The remaining residents have accepted an agreement with developer Vellinga/Melchior to be off 196 Burton Ave. by July 1, 2015, in return for $7,500, which will allow a residential development to go ahead there.

This deal was announced at Friday morning’s Landlord and Tenant Board hearing in Barrie.

It affects as many as 22 tenants, who withdrew their applications to the board.

“It gives us a little wiggle room to when we have to move on,” said Dave Currie, who’s lived there for about eight years. “But it’s been a year of nightmares and the fear of being homeless.”

“It allows everyone to move forward,” said Dino Melchior. “I’m sure both (sides) would have liked it differently, but at the end of the day you come to a settlement and everyone gives a little bit.”

Mandy Hillyard, an affordable housing and anti-poverty advocate in Barrie, said the deal was better than she expected.
“That was at least a civil compromise for the remaining 22 residents of the Burton Avenue park,” she said.

“What has been avoided is a move during the winter and spring months, enough time for residents to find another place to live and help to deal with the mobile homes that are over 10 years old and therefore can’t be moved by law.
“This has been a very emotional and disruptive situation, with a civil ending.”
Lawyer Peter Rosenthal, who represented most of the residents, said tenants will receive $3,000 by Feb. 28. They will need to vacate the premises on or before July 1.

As for their mobile homes, owners can remove them from 196 Burton Ave. or sell them to

Vellinga/Melchior for $1, and receive another $4,500.

“There are no residents who are not participating in the deal,” Rosenthal said.

Where these residents will live once they leave Burton Avenue remains a question.

“I will be staying with my brother, but I feel bad for all the people who have no place to go,” said Dave McDonald, who has lived there for about a decade.

“Where are these people going?
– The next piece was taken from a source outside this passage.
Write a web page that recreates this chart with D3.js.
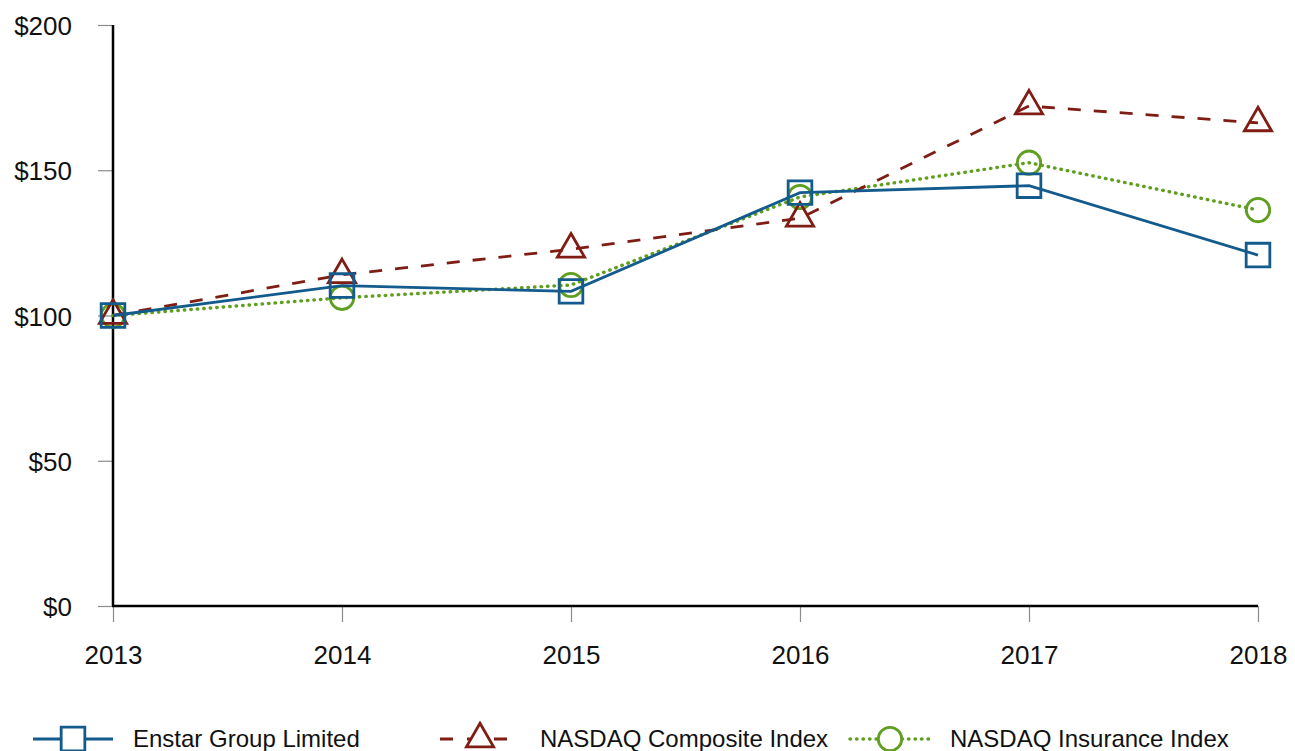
<!DOCTYPE html>
<html>
<head>
<meta charset="utf-8">
<script src="https://cdn.jsdelivr.net/npm/d3@7"></script>
<style>
  html, body { margin: 0; padding: 0; background: #fff; }
  svg { display: block; font-family: "Liberation Sans", Arial, sans-serif; }
</style>
</head>
<body>
<div id="chart"></div>
<script>
const years = ['2013', '2014', '2015', '2016', '2017', '2018'];
const enstar = [100, 110.3, 108.3, 142.3, 144.7, 120.8];
const nasdaqComposite = [100, 114, 122.8, 133.5, 172.1, 166.3];
const nasdaqInsurance = [100, 106.1, 110.5, 140.8, 152.6, 136.3];
const yTicks = [0, 50, 100, 150, 200];

const width = 1295;
const height = 751;
const margin = { top: 25, right: 37, bottom: 145, left: 113 };

const svg = d3.select('#chart')
  .append('svg')
  .attr('width', width)
  .attr('height', height);

const x = d3.scalePoint()
  .domain(years)
  .range([margin.left, width - margin.right]);

const y = d3.scaleLinear()
  .domain([0, 200])
  .range([height - margin.bottom, margin.top]);

// y axis: grey ticks to the left, labels right-aligned
const yAxis = svg.append('g')
  .attr('transform', `translate(${margin.left},0)`)
  .call(d3.axisLeft(y).tickValues(yTicks).tickSize(15).tickPadding(26)
    .tickFormat(d => '$' + d));
yAxis.select('.domain').remove();
yAxis.selectAll('.tick line').attr('stroke', '#8c8c8c').attr('stroke-width', 1.2);
yAxis.selectAll('.tick text')
  .attr('font-size', '26px')
  .attr('fill', '#111')
  .attr('dy', '0.37em');

// x axis: grey ticks downward
const xAxis = svg.append('g')
  .attr('transform', `translate(0,${y(0)})`)
  .call(d3.axisBottom(x).tickSize(16).tickPadding(24));
xAxis.select('.domain').remove();
xAxis.selectAll('.tick line').attr('stroke', '#8c8c8c').attr('stroke-width', 1.2);
xAxis.selectAll('.tick text')
  .attr('font-size', '26px')
  .attr('fill', '#111');

// black axis lines
svg.append('line')
  .attr('x1', margin.left).attr('x2', margin.left)
  .attr('y1', y(200)).attr('y2', y(0))
  .attr('stroke', '#000').attr('stroke-width', 2.5);
svg.append('line')
  .attr('x1', margin.left - 1).attr('x2', x('2018'))
  .attr('y1', y(0)).attr('y2', y(0))
  .attr('stroke', '#000').attr('stroke-width', 2.5);

const series = [
  { name: 'Enstar Group Limited', values: enstar, color: '#135b8c', dash: null, cap: 'butt', symbol: d3.symbolSquare, size: 560, legendX: 33 },
  { name: 'NASDAQ Composite Index', values: nasdaqComposite, color: '#7f1d14', dash: '13,13', cap: 'butt', symbol: d3.symbolTriangle, size: 320, legendX: 440 },
  { name: 'NASDAQ Insurance Index', values: nasdaqInsurance, color: '#5f9e1e', dash: '0.5,6', cap: 'round', symbol: d3.symbolCircle, size: 430, legendX: 850 }
];

const line = d3.line()
  .x((d, i) => x(years[i]))
  .y(d => y(d));

// draw in reverse so Enstar sits on top
[...series].reverse().forEach(s => {
  svg.append('path')
    .datum(s.values)
    .attr('d', line)
    .attr('fill', 'none')
    .attr('stroke', s.color)
    .attr('stroke-width', s.cap === 'round' ? 3.4 : 2.8)
    .attr('stroke-dasharray', s.dash)
    .attr('stroke-linecap', s.cap);

  svg.selectAll(null)
    .data(s.values)
    .enter()
    .append('path')
    .attr('d', d3.symbol().type(s.symbol).size(s.size))
    .attr('transform', (d, i) => `translate(${x(years[i])},${y(d)})`)
    .attr('fill', 'none')
    .attr('stroke', s.color)
    .attr('stroke-width', 2.8);
});

// legend
const legendY = 739;
series.forEach(s => {
  const g = svg.append('g').attr('transform', `translate(${s.legendX},${legendY})`);
  g.append('line')
    .attr('x1', 0).attr('x2', 80)
    .attr('y1', 0).attr('y2', 0)
    .attr('stroke', s.color)
    .attr('stroke-width', s.cap === 'round' ? 3.4 : 2.8)
    .attr('stroke-linecap', s.cap)
    .attr('stroke-dasharray', s.dash === '13,13' ? '13,14' : s.dash);
  g.append('path')
    .attr('d', d3.symbol().type(s.symbol).size(s.size))
    .attr('transform', 'translate(40,0)')
    .attr('fill', '#fff')
    .attr('stroke', s.color)
    .attr('stroke-width', 2.8);
  g.append('text')
    .attr('x', 100)
    .attr('y', 8)
    .attr('font-size', '24px')
    .attr('fill', '#111')
    .text(s.name);
});
</script>
</body>
</html>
There is nothing affordable in Barrie.”

“I’m not too sure I can even live in Barrie anymore,” said Currie, 58. “The waiting list (for social housing) is 10 years.

“I want someone who will step up to the plate and help. Most of us are handicapped or elderly. We need help.”
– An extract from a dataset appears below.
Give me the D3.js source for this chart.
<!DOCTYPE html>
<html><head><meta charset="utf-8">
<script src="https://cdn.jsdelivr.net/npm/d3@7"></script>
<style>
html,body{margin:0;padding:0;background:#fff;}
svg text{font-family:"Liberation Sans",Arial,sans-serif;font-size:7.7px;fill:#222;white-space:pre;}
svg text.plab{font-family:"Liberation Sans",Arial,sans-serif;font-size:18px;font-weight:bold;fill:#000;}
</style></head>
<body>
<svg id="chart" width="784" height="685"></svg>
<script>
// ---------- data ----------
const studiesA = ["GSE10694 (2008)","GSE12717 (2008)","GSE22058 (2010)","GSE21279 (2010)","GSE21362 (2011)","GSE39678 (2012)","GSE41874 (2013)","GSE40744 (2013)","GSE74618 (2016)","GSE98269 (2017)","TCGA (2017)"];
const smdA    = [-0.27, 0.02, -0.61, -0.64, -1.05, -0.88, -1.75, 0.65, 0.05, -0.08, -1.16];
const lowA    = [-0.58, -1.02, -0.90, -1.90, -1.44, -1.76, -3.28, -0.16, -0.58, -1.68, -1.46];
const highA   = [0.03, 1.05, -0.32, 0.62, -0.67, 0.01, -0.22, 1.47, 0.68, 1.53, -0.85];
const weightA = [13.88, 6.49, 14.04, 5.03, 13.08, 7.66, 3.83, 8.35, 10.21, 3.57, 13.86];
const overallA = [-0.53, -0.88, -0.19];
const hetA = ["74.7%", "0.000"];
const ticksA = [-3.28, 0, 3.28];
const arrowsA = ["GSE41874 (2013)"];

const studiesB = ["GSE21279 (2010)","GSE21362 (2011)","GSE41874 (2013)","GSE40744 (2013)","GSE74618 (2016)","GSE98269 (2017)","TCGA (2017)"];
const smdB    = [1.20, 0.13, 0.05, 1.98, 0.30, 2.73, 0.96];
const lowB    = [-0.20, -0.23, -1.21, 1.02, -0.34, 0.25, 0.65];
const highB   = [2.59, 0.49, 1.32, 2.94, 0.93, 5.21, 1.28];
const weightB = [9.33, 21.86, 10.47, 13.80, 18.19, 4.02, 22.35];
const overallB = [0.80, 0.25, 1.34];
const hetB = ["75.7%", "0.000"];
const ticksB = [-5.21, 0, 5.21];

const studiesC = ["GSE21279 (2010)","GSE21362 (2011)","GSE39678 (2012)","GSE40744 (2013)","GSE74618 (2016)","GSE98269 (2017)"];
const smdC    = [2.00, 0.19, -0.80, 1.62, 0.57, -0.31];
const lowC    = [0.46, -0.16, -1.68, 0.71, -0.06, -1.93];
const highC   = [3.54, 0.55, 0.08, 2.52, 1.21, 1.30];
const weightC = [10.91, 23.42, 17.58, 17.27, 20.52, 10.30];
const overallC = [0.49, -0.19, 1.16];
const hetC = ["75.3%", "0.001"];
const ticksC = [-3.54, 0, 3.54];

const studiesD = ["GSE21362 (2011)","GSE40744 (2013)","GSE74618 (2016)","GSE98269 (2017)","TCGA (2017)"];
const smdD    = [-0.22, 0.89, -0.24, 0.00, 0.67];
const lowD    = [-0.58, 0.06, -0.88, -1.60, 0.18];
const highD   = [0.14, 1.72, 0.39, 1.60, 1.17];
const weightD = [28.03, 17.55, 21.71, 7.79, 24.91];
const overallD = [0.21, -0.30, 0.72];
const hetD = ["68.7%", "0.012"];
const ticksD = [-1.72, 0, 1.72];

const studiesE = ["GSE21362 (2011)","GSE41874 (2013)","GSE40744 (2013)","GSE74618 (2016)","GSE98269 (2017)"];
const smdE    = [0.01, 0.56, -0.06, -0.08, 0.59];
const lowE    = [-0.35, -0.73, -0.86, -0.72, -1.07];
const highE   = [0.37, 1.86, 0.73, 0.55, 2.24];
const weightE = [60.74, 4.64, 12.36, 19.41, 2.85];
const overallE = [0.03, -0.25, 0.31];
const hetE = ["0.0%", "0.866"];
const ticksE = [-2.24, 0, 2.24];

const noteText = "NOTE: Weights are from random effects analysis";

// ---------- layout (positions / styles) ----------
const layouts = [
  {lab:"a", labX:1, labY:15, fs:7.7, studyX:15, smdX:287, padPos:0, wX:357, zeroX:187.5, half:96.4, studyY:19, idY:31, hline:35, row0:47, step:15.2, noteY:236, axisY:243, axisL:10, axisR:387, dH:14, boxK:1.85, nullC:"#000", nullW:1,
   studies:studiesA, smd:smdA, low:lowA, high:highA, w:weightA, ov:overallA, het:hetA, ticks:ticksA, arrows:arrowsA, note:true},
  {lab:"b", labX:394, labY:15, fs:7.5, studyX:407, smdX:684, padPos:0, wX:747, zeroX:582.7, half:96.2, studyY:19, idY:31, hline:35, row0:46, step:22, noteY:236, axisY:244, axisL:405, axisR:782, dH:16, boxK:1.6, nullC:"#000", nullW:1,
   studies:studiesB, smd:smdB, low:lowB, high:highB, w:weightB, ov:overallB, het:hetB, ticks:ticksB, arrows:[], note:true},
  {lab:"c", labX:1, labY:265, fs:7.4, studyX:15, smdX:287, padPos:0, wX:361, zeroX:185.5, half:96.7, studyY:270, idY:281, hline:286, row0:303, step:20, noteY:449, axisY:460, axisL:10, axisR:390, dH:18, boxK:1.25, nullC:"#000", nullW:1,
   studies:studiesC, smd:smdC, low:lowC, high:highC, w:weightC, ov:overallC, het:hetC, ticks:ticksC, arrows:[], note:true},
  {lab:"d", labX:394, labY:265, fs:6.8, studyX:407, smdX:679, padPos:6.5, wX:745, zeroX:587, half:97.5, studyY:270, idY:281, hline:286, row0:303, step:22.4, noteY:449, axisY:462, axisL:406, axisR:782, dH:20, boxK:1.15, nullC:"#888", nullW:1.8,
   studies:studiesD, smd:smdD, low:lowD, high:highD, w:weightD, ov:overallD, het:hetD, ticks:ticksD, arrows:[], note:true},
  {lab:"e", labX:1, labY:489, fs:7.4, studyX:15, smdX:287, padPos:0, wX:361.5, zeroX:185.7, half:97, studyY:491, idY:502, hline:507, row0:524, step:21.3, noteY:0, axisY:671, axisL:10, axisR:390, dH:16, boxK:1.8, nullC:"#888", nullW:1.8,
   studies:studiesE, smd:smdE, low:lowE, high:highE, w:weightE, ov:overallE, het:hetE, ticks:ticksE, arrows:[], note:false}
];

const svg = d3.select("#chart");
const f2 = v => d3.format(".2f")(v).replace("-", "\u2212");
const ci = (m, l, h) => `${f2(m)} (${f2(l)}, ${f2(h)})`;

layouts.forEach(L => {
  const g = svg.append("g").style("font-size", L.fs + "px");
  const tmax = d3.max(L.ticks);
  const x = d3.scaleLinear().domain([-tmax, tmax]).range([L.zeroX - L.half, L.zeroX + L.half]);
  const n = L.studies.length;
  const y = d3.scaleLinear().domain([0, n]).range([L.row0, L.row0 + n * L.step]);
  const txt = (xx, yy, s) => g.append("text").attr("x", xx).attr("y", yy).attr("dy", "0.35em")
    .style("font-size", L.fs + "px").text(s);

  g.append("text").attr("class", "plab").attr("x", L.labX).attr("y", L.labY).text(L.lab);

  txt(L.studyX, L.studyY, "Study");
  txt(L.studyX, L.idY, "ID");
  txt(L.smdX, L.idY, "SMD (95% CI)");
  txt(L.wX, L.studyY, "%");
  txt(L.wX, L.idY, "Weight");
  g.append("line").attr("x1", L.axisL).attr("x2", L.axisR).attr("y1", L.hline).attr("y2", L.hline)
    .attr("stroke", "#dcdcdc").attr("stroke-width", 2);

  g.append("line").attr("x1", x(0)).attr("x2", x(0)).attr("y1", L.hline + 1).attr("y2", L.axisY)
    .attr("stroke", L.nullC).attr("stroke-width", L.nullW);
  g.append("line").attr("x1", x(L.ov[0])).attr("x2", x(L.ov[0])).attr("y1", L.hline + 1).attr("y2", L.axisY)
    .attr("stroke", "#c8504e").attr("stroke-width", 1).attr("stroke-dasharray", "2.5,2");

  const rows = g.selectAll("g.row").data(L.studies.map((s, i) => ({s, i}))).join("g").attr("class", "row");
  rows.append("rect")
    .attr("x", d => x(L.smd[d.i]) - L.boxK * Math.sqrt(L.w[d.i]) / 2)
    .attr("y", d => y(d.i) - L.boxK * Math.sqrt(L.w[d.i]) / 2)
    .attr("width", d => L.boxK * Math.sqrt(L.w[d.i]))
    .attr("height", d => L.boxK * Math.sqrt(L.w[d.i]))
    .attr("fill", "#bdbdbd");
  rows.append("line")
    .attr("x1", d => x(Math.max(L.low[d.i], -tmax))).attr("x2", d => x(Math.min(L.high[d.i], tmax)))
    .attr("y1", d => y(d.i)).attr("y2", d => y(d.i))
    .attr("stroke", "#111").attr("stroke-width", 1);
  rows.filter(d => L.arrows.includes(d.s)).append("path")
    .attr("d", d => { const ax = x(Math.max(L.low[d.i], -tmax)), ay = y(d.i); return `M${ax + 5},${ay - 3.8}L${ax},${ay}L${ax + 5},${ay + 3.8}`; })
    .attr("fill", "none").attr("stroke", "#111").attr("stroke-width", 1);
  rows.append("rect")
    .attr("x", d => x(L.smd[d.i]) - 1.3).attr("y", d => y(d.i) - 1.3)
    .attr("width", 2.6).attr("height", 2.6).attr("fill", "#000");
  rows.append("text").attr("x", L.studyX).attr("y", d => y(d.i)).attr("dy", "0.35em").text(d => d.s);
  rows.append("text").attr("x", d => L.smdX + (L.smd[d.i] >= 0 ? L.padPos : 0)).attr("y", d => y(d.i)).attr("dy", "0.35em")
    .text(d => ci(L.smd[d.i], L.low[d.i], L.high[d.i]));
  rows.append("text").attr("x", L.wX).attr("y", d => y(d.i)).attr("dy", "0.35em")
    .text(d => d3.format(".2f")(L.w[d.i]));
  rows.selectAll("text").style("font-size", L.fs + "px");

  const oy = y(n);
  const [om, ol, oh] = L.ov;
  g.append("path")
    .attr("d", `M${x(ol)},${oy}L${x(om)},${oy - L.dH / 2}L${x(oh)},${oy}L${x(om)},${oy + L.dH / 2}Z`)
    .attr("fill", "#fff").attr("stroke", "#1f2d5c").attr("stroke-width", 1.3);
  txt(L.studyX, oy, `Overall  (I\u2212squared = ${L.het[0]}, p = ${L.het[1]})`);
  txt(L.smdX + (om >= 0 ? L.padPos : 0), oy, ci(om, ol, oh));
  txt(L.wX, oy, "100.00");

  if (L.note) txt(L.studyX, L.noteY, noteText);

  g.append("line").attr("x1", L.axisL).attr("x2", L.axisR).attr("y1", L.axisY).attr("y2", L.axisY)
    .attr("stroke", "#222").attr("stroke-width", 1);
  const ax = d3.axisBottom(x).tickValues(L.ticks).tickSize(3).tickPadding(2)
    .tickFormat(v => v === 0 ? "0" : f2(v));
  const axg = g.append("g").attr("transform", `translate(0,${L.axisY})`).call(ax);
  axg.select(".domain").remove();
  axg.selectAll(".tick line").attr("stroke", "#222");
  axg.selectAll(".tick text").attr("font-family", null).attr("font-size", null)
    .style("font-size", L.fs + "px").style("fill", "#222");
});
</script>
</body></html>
McDonald said the agreement also represents a large capital loss for many of the tenants.

He bought his mobile home for $30,000, McDonald says, and put another $15,000 into it.

“It’s an older unit,” he said. “I don’t know if it’s in any condition to be moved.”
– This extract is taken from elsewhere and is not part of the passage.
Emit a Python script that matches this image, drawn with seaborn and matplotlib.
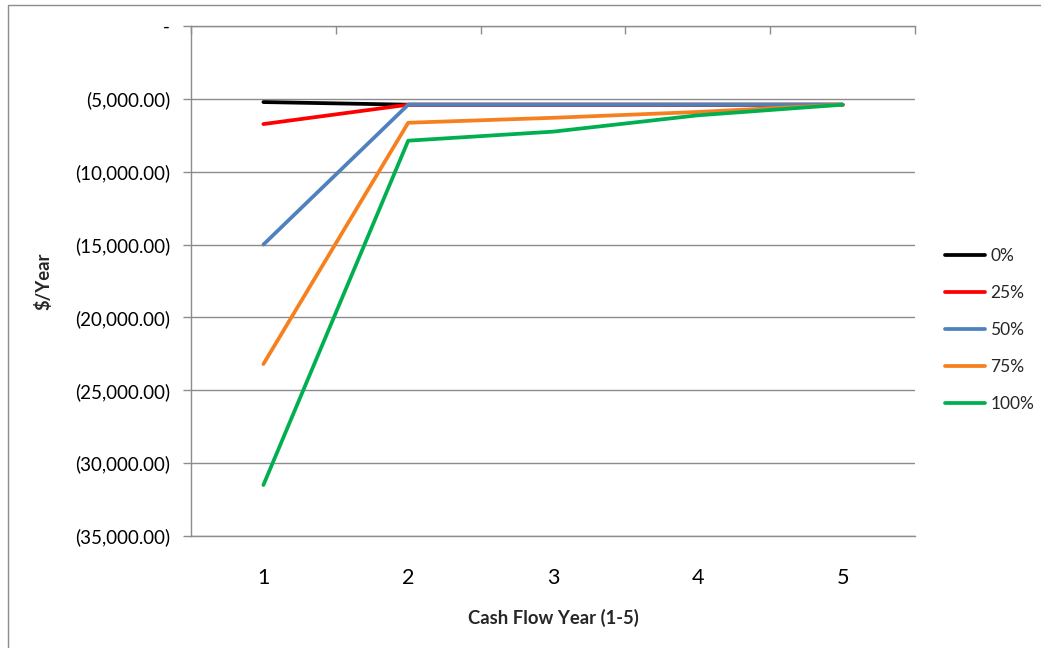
import pandas as pd
import numpy as np
import matplotlib
matplotlib.use("Agg")
import matplotlib.pyplot as plt
import seaborn as sns
from matplotlib.ticker import FuncFormatter, FixedLocator, MultipleLocator
from matplotlib.patches import Rectangle

# Data
years = [1, 2, 3, 4, 5]
scenarios = ["0%", "25%", "50%", "75%", "100%"]
cf_0 = [-5220, -5400, -5400, -5400, -5400]
cf_25 = [-6730, -5400, -5400, -5400, -5400]
cf_50 = [-15000, -5400, -5400, -5400, -5400]
cf_75 = [-23200, -6640, -6300, -5900, -5400]
cf_100 = [-31500, -7870, -7250, -6130, -5400]
colors = ["#000000", "#FF0000", "#4F81BD", "#F7801E", "#00B050"]

rows = []
for s, vals in zip(scenarios, [cf_0, cf_25, cf_50, cf_75, cf_100]):
    for y, v in zip(years, vals):
        rows.append({"Year": y, "Value": v, "Scenario": s})
df = pd.DataFrame(rows)

sns.set_style("white")
plt.rcParams['font.family'] = ['Lato', 'DejaVu Sans']

fig = plt.figure(figsize=(10.41, 6.48), dpi=100)
ax = fig.add_axes([191 / 1041, 1 - 536 / 648, (915 - 191) / 1041, (536 - 26) / 648])

sns.lineplot(data=df, x="Year", y="Value", hue="Scenario", hue_order=scenarios,
             palette=colors, linewidth=2.7, sort=False, ax=ax, legend=True)

ax.set_xlim(0.5, 5.5)
ax.set_ylim(-35000, 0)
ax.yaxis.set_major_locator(MultipleLocator(5000))

def fmt(v, pos):
    if abs(v) < 1e-6:
        return "-"
    if v < 0:
        return "({:,.2f})".format(-v)
    return "{:,.2f}".format(v)

ax.yaxis.set_major_formatter(FuncFormatter(fmt))
ax.grid(axis="y", color="#8c8c8c", linewidth=1.0)
ax.set_axisbelow(True)

for side in ["left", "top", "bottom"]:
    ax.spines[side].set_visible(True)
    ax.spines[side].set_color("#8c8c8c")
    ax.spines[side].set_linewidth(1.0)
ax.spines["right"].set_visible(False)

ax.set_xticks(years)
ax.xaxis.set_minor_locator(FixedLocator([0.5, 1.5, 2.5, 3.5, 4.5, 5.5]))
ax.tick_params(axis="x", which="major", length=0, pad=23, labelsize=15.5, labelcolor="#000000")
ax.tick_params(axis="x", which="minor", top=True, bottom=False, direction="in",
               length=6, color="#8c8c8c", width=1.0)
ax.tick_params(axis="y", which="major", left=True, direction="out", length=6,
               color="#8c8c8c", width=1.0, pad=9, labelsize=13.5, labelcolor="#000000")

ax.set_xlabel("Cash Flow Year (1-5)", fontsize=13.3, fontweight="bold", va="center")
ax.set_ylabel("$/Year", fontsize=13.3, fontweight="bold", va="center")
ax.xaxis.set_label_coords(0.5, (536 - 618) / 510)
ax.yaxis.set_label_coords((43 - 191) / 724, 0.5)

handles, labels = ax.get_legend_handles_labels()
leg = ax.legend(handles, labels, loc="center left", bbox_to_anchor=(945 / 1041, 1 - 330 / 648),
                bbox_transform=fig.transFigure, frameon=False, fontsize=12.5,
                handlelength=2.3, handletextpad=0.3, labelspacing=1.22, borderaxespad=0,
                borderpad=0)
for line in leg.get_lines():
    line.set_linewidth(2.7)

# chart area frame
fig.patches.append(Rectangle((8 / 1041, -0.05), 1.1, 1 - 5 / 648 + 0.05,
                             transform=fig.transFigure, fill=False,
                             edgecolor="#8c8c8c", linewidth=1.0))

fig.savefig("out.png", dpi=100)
Friday’s deal brings to an end a story that began in the summer of 2013, when about 200 people living in 86 mobile homes at 196 Burton received eviction notices. This was to make room for plans to build 96 street townhouses and 20 walkup apartments at the 10-acre site, on Burton’s south side, east of Robinson Street.

There’s been a trailer or mobile-home park on the site for more than 50 years. It has been managed by Melchior Management for the past 15 years.

Last May, city council gave final approval for a rezoning application and subdivision draft plan for the property. The majority of 196 Burton is already properly zoned for the redevelopment. Only a small portion required rezoning from commercial to residential multiple second density.

The provincial Landlord and Tenant Act allows the eviction notices; city staff have said the municipality has no ability to affect those laws.

City councillors will consider a new affordable housing strategy, ‘A Place to Call Home’, on Monday. The 10-year plan includes a goal of building 600 new units in Barrie.

The Vellinga/Melchior redevelopment of 196 Burton Ave. would increase annual property taxes on the land by more than $175,000 annually, to $214,000.

But the bottom line on development charges (DC), paid to the city to fund infrastructure costs, would be zero.

Based on the number of townhouses and apartments, the DC total would be more than $2.5 million.

But if redevelopment occurs within five years of the removal of mobile homes/trailers from the site, the owner is eligible for a credit of almost $31,000 per unit.

It works out to more than $2.9 million. The city doesn’t have to pay the difference, but it would mean no DC revenue.